By contrast, Beth, under your description, "reads the briefs." I am not entirely sure what you mean by this. Alice could read the briefs too, but it would make no difference to Alice's decisions. I assume that you what mean when you say that Beth "reads the briefs" is that Beth attempts in good faith to work within the existing body of legal materials and reason using them. Beth probably has beliefs about what is just and unjust, good or bad, for society; it's likely that these beliefs affect how Beth decides cases. And Beth may consider other sources-- for example, science, history, and other facts about the world -- in the course of reaching decisions. But law is not irrelevant or epiphenomenal for Beth in the same way it is for Alice. Beth reasons through law and not in spite of it. Again, you do not specify whether Beth seeks to put herself on the side of the Constitution and further it. But if Beth did so, Beth would be attempting to be faithful to the Constitution and the law.

Now you ask: who is the better Justice?  I need to ask: better at what? There are many ways to evaluate Justices.

If the question is which judge is closer to the appropriate interpretive attitude necessary for faithful interpretation of the Constitution, the answer is Beth. But it is not because of the results that Beth produces or fails to produce. Beth could be a terrible lawyer and her arguments could be positively stupid. But she would be more faithful to the Constitution than Alice in the sense of having the appropriate attitude.

Similarly, Alice is less good than Beth by this criterion, but that is not because Alice is good at guessing what constituents want. Even if Alice was not very good at this, and regularly frustrated the constituencies that supported her appointment, Alice would still not have the right attitude of interpretive fidelity.

If a Justice is considered better because he or she produces more just results over the course of his or her career, there is not enough information in the question to make a decision.

You might be asking which Justice has a greater chance of being regarded as a great Justice. For example, John Marshall and Earl Warren are generally thought of as great Justices, but not John Catron or Rufus Peckham. I have written elsewhere that the reason why history views Justices as great or not great has little to do with their technique, their theories about interpretation, or their devotion to interpretive fidelity. Rather, it concerns how useful they are to later generations, and whether they guess right about what the future expects from them. But this criterion is orthogonal to the question of fidelity to law or the Constitution; and under this criterion (but not the one I mentioned above), the jury is still out on who will turn out to be the better Justice.
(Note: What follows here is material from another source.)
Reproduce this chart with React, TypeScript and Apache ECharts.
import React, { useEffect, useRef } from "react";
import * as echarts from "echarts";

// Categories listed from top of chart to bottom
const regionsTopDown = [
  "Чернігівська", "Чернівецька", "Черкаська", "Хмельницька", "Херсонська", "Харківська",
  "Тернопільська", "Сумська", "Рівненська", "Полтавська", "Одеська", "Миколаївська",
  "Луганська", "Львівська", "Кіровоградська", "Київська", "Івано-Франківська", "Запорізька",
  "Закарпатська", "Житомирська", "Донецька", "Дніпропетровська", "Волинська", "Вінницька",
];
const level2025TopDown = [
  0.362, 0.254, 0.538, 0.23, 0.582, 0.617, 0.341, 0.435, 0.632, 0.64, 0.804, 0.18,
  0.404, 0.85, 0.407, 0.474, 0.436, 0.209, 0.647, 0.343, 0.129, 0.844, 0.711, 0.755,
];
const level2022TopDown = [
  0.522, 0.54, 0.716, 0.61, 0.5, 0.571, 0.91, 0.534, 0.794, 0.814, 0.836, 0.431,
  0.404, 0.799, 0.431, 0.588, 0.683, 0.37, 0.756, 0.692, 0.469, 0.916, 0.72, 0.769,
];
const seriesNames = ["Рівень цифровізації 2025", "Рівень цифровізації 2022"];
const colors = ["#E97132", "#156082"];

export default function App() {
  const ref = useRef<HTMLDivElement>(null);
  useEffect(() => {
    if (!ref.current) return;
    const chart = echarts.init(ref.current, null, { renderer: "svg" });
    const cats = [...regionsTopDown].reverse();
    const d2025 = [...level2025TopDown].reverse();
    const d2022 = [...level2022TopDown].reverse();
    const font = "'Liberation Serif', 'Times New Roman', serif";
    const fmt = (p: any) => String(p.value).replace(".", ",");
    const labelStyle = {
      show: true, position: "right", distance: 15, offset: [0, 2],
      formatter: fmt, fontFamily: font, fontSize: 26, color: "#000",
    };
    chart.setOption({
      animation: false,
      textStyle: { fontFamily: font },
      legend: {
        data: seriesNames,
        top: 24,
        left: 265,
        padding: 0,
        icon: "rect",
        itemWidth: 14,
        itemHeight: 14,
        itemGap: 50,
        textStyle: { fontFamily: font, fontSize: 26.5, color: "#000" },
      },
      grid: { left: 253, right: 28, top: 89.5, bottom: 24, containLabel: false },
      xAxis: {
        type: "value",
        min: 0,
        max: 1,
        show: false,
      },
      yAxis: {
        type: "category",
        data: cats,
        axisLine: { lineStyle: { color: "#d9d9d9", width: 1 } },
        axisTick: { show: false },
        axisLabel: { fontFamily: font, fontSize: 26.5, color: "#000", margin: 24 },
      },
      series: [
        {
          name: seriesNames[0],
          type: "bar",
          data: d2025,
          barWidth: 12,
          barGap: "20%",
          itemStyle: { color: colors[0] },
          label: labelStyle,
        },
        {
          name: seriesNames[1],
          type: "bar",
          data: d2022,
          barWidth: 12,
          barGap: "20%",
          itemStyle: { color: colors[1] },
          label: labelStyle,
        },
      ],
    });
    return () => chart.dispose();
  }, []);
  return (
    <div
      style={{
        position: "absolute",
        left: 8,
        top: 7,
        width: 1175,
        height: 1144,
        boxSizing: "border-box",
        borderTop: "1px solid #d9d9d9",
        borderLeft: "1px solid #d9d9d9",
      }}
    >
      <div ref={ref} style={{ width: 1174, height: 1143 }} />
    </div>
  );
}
Charles Barzun: Now I realize that you are offering a system-level analysis, not one about what individuals should do.  So here’s another hypothetical:

You point out that our constitutional culture is the product of people’s arguments about good judging and proper interpretive method, etc.  So let’s imagine that your colleague Bruce Ackerman’s constitutional  theory eventually becomes conventional wisdom among law professors, lawyers, and judges.  The result is that in 20 years or so, it is no longer “off the wall” to treat, e.g., the New Deal decisions and the Civil Rights Act of 1964 as sources of law of comparable  constitutional stature as actual constitutional amendments.  To the contrary, it is taken for granted.  In other words, the Constitutional canon has been considerably expanded and becomes the constitutional backdrop through which social movements and party  politics channel their constitutional agendas.  So the debates continue, but there are no more originalists, skyscraper, framework, or otherwise.

Has anything gone wrong with this constitutional culture?  On what basis, if any, would you criticize it?
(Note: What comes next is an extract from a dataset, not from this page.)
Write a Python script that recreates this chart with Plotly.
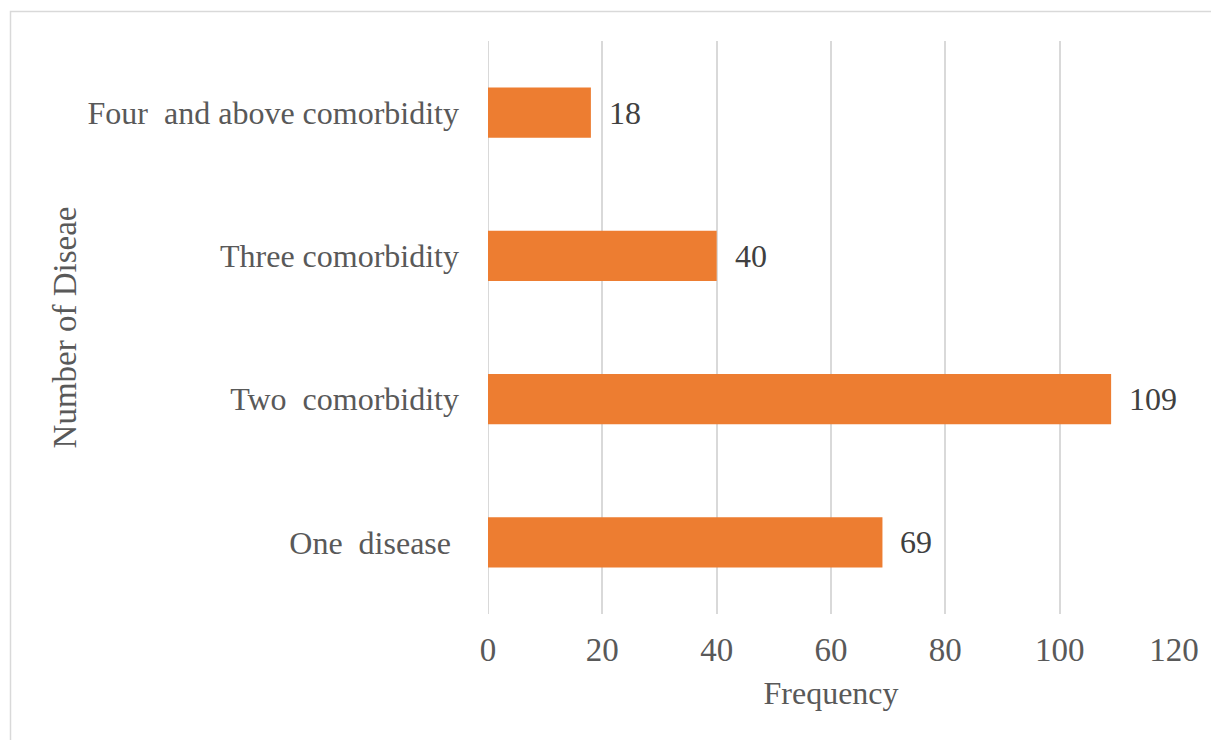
import plotly.graph_objects as go

categories = ["One\u00a0\u00a0disease\u00a0", "Two\u00a0\u00a0comorbidity", "Three comorbidity",
              "Four\u00a0\u00a0and above comorbidity"]
values = [69, 109, 40, 18]
x_ticks = [0, 20, 40, 60, 80, 100, 120]

FONT = "Liberation Serif, Times New Roman, serif"
BAR = "#ED7D31"
GRID = "#D9D9D9"
TXT = "#595959"

fig = go.Figure()
fig.add_trace(go.Bar(
    x=values, y=categories, orientation="h",
    marker=dict(color=BAR, line=dict(width=0)),
    width=0.35, hoverinfo="skip",
))

for v, c in zip(values, categories):
    fig.add_annotation(x=v, y=c, xref="x", yref="y", text=str(v), showarrow=False,
                       xanchor="left", yanchor="middle", xshift=16,
                       font=dict(family=FONT, size=32, color="#404040"))

L, R, T, B = 488, 37, 41, 126
W, H = 1211, 740
pw = W - L - R
ph = H - T - B

def px(xp):
    return (xp - L) / pw

def py(yp):
    return (H - B - yp) / ph

fig.add_shape(type="rect", xref="paper", yref="paper",
              x0=px(10.5), x1=px(1220), y0=py(11.5), y1=py(750),
              line=dict(color=GRID, width=1.5), fillcolor="rgba(0,0,0,0)", layer="below")

fig.update_layout(
    width=W, height=H,
    margin=dict(l=L, r=R, t=T, b=B, pad=0),
    paper_bgcolor="white", plot_bgcolor="white",
    showlegend=False,
    font=dict(family=FONT, size=32, color=TXT),
    xaxis=dict(
        range=[0, 120], tickvals=x_ticks, ticktext=[str(t) for t in x_ticks],
        showgrid=True, gridcolor=GRID, gridwidth=2,
        zeroline=False, showline=False, ticks="",
        ticklabelstandoff=13,
        tickfont=dict(family=FONT, size=33, color=TXT),
        title=dict(text="Frequency", font=dict(family=FONT, size=32, color=TXT), standoff=14),
        fixedrange=True,
    ),
    yaxis=dict(
        categoryorder="array", categoryarray=categories,
        range=[-0.5, 3.5],
        showgrid=False, zeroline=False, showline=False, ticks="",
        ticklabelstandoff=28,
        tickfont=dict(family=FONT, size=32, color=TXT),
        title=dict(text="Number of Diseae", font=dict(family=FONT, size=33, color=TXT), standoff=0),
        fixedrange=True,
    ),
)

fig.add_shape(type="line", xref="x", yref="paper", x0=0, x1=0, y0=0, y1=1,
              line=dict(color=GRID, width=2), layer="below")

fig.write_html("out.html")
JB: It is not clear that there would be no more originalists in this culture. Bruce Ackerman's theory is an originalist theory, as he himself has said on more than one occasion. It just recognizes a different way of adding new content to the Constitution. Ackerman holds that interpretation requires interpretive synthesis of successive additions to the Constitution. One must endeavor to be faithful to the principles of each successive constitutional moment or constitutional solution. His theory argues, in short, for fidelity to original legal principles. This is a form of originalism, just not my version.
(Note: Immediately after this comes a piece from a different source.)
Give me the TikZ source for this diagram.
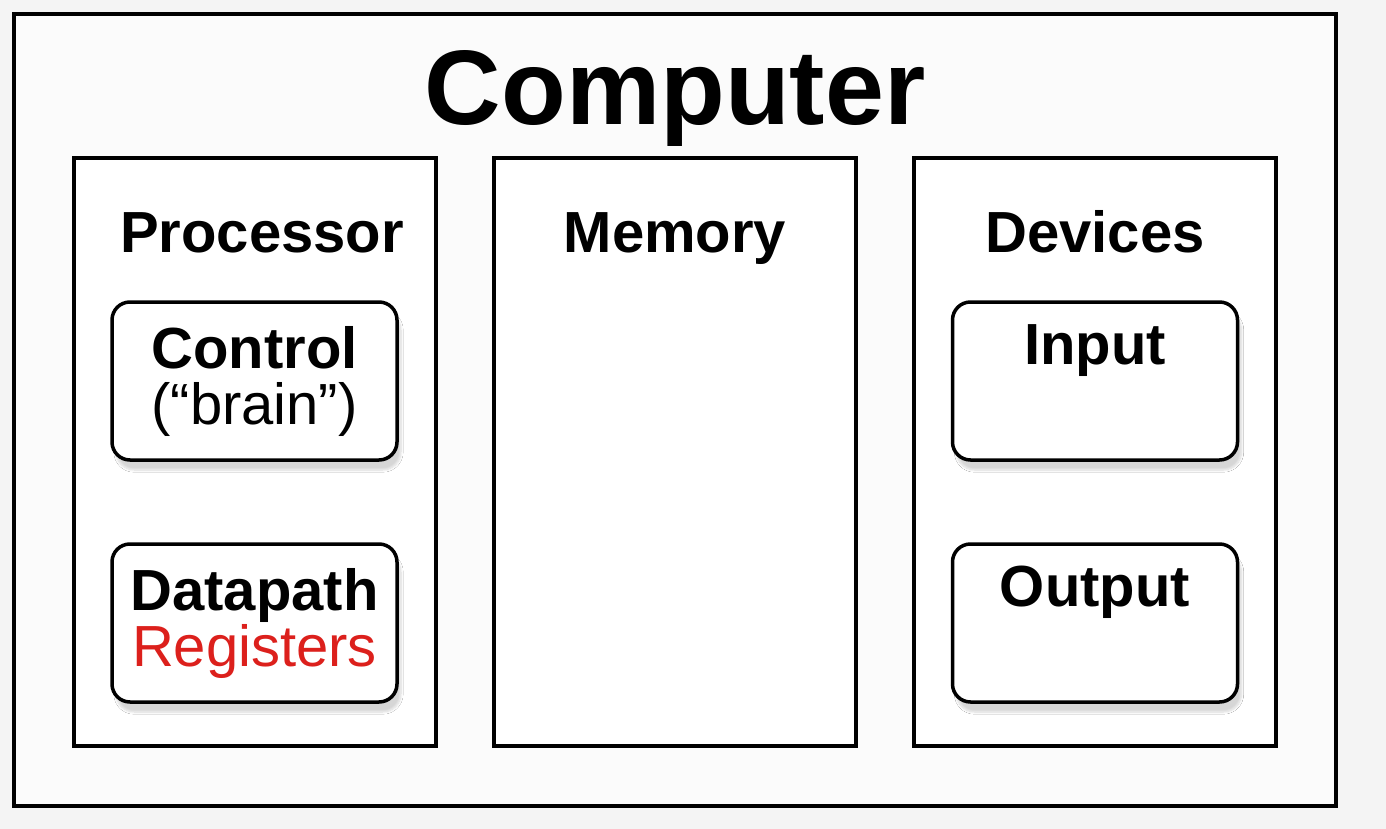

I think you are asking what makes a constitutional culture better or worse in the United States. Under what conditions would we say that the constitutional culture had become unhealthy or had changed for the worse? This is the focus of much of the work I've done after writing Living Originalism. Today I would argue that American constitutional culture is better when it better preserves government that is both liberal and republican and makes it easier for citizens to achieve the redemption of the Constitution's promises of liberty and equality over time. Conversely, a constitutional culture is worse when it allows liberal republican government to decay and rot and prevents or undermines the possibility of redemption of the Constitution's promises of liberty and equality.

These criteria are criteria of political theory. They assume that the U.S. Constitution is the constitution of a certain kind of state-- that is, of a liberal democratic republic. These criteria are orthogonal to many contemporary debates about constitutional interpretation and interpretive theory.

It is possible that the culture you describe in your hypothetical might be a healthier constitutional culture than the one we currently have. But it also might be worse. We don't have enough information about what really matters to know the answer. A particular account of the constitutional canon might win out and become widely accepted by law professors, lawyers, and judges. But there also might be a racist demagogue in the White House, economic inequality might skyrocket, rule of law norms might have substantially eroded, government might be for sale to the highest bidder, and public trust in institutions might be very low. People might despair about whether their system of government can ever be redeemed. This would be a constitutional culture suffering from constitutional rot. From this perspective, the question of what legal elites think is in the constitutional canon seems less important. It is for this reason that in recent years I have increasingly focused on questions of constitutional dysfunction, crisis, and rot.

There is a way, however, in which Ackerman's theory of constitutional moments does intersect with the questions I am interested in. Forget his theory of constitutional moments for a second and focus instead on the republican political theory that motivates it. Ackerman argues that a sign of a healthy well-working republic is the ability of Americans to rethink the premises of their Constitution through sustained political mobilization and deliberation. From this perspective, what is important is not the content of the constitutional canon but whether people are able, at certain key moments, to take accountability for their Constitution instead of simply passively accepting it. In the words of the Federalist, the question is whether Americans "are really capable or not of establishing good government from reflection and choice, or whether they are forever destined to depend for their political constitutions on accident and force." Whether or not you buy his account of constitutional moments, his focus on what makes American constitutional culture healthy and vibrant is independently important.